Placing emotional connections into the content being taught helps to alleviate the stress response in children and adults. When we weave emotion into the content standards through stories, our own enthusiasm increases as well as that of our students.
For the very first time in the history of this test-taking movement in education, I am intimately involved. Last week, I found myself rushing through fifth grade instruction, neglecting the personal and emotional comments and questions from 11- year -olds in a way that should have demonstrated a "felt presence." I felt pressured to make sure that we spent every minute re-teaching, reviewing and testing their endurance for academic mastery. Then I remembered that the brain is a social organ, and within the context of relationships and felt connections, we learn through the brain-compatible strategies of questions, discussions, reflection, story-telling and modeling.
6 Brain-Compatible Strategies
Connections and relationships created between students and educators are game changers for academic success. What can we do when reviewing and re-teaching to prepare our students emotionally? How can we stimulate an environment where creative thinking, self-efficacy and problem solving are brought to life? I suggest:
- We can engage our students by helping them see their own expertise in so many areas within their own cultures and lives. Share with students that these tests are important, but they do not define their personhood or intelligence.
- We can encourage and notice every small effort or action that is positive, no matter how insignificant. Create a sheet for positive, on-target behaviors that you notice in each student, and send it home every day during the weeks of test prep and testing.
- Share your concerns and stories that invite empathy, letting students know that "you are not alone in your thinking and feelings." This strategy is extremely effective when the dialogue is respectful and neutral with regard to tone and disposition. For example, you might say, "I know how nervous you must have felt before the first part of the test yesterday, as I remember taking my college entrance test, and my hands were so sweaty I could hardly grip the pencil."
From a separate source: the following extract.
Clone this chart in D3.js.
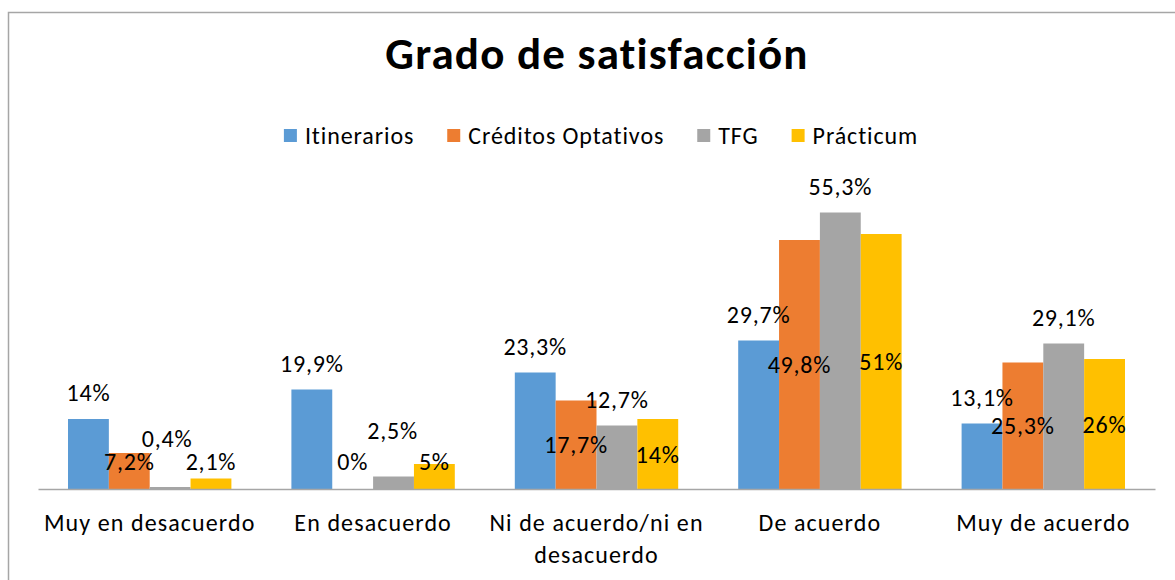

- We can weave the tested material into stories where we create context and patterns, because our brains are wired for storytelling. For example, if I am teaching persuasive writing passages, I can create my own passage in an area of student interest, and model a story of how I came up with the topic. Or you might compare the topic sentence to the boss of a company like Hershey, while equating the details of the paragraph in the story to the employees in the chocolate factory.
- We can take brain breaks, pulling up casual and mutually inclusive class discussions for a few minutes on a popular topic, or read a story of interest together. We can get up and move, practice some deep breaths, or listen to music for five minutes.
- We can encourage our students to write out their sadness or worries on small sheets of paper to be tossed in a basket before an assignment or test. Research reports that when we write out any worry or concern before a test, we create space and cognitive capacity in the working memory.
Remember, emotions are contagious, and how we feel at any given moment can be subconsciously mirrored by our students. Be aware of your moods and feelings, and of how these directly impact the dispositions and overall enthusiasm of your students. We are wired to model behaviors even subconsciously, and with awareness, we can shift our perspective, our emotions and our behaviors.